Lieu reached out to the criminal justice advocacy group, the Anti-Police Terror Project, telling them, “get here before things take a turn for the worse.”

“It was the first time that we’ve had a situation where Cat Brooks has been willing to contact the police department in any way and provide information that can safely resolve the situation,” said Oakland Police Chief LeRonne Armstrong.

“To OPD’s credit, words that we are not used to hearing Cat Brooks say but, to their credit, from the time that we were on scene, they knew who we were, they gave us the info we needed,” said Brooks. 

Co-Founder Cat Brooks says the group reached out to the suspect’s mother, who rushed to the scene.

“He’s surrounded by cops, he knows there’s a gun in his lap, he knows how this plays out,” said Brooks.  

Back in 2018, a similar situation played out very differently. 
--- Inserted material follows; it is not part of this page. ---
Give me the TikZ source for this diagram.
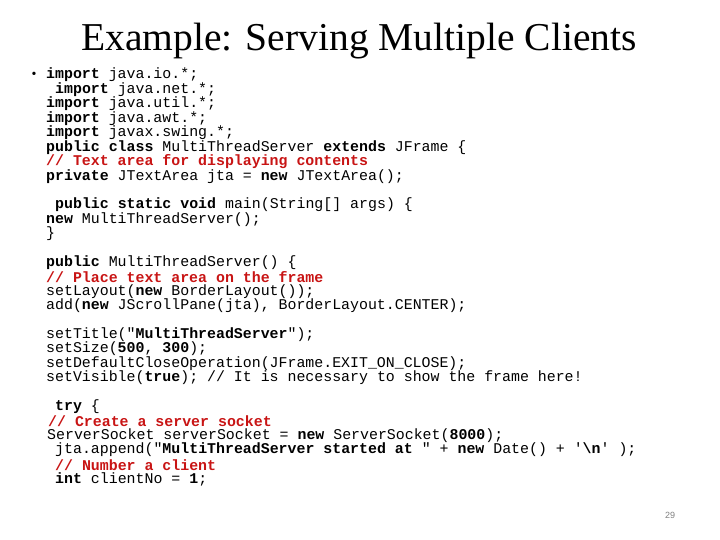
\documentclass[tikz,border=0pt]{standalone}
\usepackage{fontspec}
\setmainfont{Liberation Serif}
\setmonofont{Liberation Mono}
\setsansfont{Liberation Sans}
\definecolor{cred}{RGB}{200,20,20}
\newcommand{\kw}[1]{\textbf{#1}}
\newcommand{\cm}[1]{\textcolor{cred}{\textbf{#1}}}
\begin{document}
\begin{tikzpicture}[x=1pt,y=-1pt,
  code/.style={anchor=west,inner sep=0pt,font=\ttfamily\fontsize{14.9}{14}\selectfont}]
\useasboundingbox (0,0) rectangle (720,540);
\node[font=\fontsize{39.5}{42}\selectfont] (title) at (359,41) {Example: Serving Multiple Clients};
\node[font=\fontsize{14}{14}\selectfont] (bul) at (34,75) {•};
\node[code] (l1) at (46,75) {\kw{import} java.io.*;};
\node[code] (l2) at (55,90) {\kw{import} java.net.*;};
\node[code] (l3) at (46,104) {\kw{import} java.util.*;};
\node[code] (l4) at (46,119) {\kw{import} java.awt.*;};
\node[code] (l5) at (46,133) {\kw{import} javax.swing.*;};
\node[code] (l6) at (46,148) {\kw{public class} MultiThreadServer \kw{extends} JFrame \{};
\node[code] (l7) at (46,162) {\cm{// Text area for displaying contents}};
\node[code] (l8) at (46,177) {\kw{private} JTextArea jta = \kw{new} JTextArea();};
\node[code] (l9) at (55,205) {\kw{public static void} main(String[] args) \{};
\node[code] (l10) at (46,220) {\kw{new} MultiThreadServer();};
\node[code] (l11) at (46,234) {\}};
\node[code] (l12) at (46,263) {\kw{public} MultiThreadServer() \{};
\node[code] (l13) at (46,277) {\cm{// Place text area on the frame}};
\node[code] (l14) at (46,292) {setLayout(\kw{new} BorderLayout());};
\node[code] (l15) at (46,306) {add(\kw{new} JScrollPane(jta), BorderLayout.CENTER);};
\node[code] (l16) at (46,335) {setTitle("\kw{MultiThreadServer}");};
\node[code] (l17) at (46,349) {setSize(\kw{500}, \kw{300});};
\node[code] (l18) at (46,364) {setDefaultCloseOperation(JFrame.EXIT\_ON\_CLOSE);};
\node[code] (l19) at (46,378) {setVisible(\kw{true}); // It is necessary to show the frame here!};
\node[code] (l20) at (55,407) {\kw{try} \{};
\node[code] (l21) at (48,421) {\cm{// Create a server socket}};
\node[code] (l22) at (47,436) {ServerSocket serverSocket = \kw{new} ServerSocket(\kw{8000});};
\node[code] (l23) at (55,450) {jta.append("\kw{MultiThreadServer started at} " + \kw{new} Date() + '\kw{\textbackslash n}' );};
\node[code] (l24) at (55,465) {\cm{// Number a client}};
\node[code] (l25) at (55,479) {\kw{int} clientNo = \kw{1};};
\node[font=\sffamily\fontsize{9}{9}\selectfont,text=gray] (pg) at (670,515) {29};
\end{tikzpicture}
\end{document}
Police shot and killed a homeless man named Joshua Pawlik, who was asleep on the ground but had a gun in his possession. 

This time, after four hours, the suspect’s mother convinced the man to surrender to police.  

“This was a new day,” said Brooks. “It was a turning point.”

Chief Armstrong says there’s a fine line between neighbors being helpful and neighbors creating distractions. 

“We have to balance that,” he said. “We don’t want to introduce people who might escalate a situation as well.”

Brooks said this was a great example of what could happen when the community and police work together.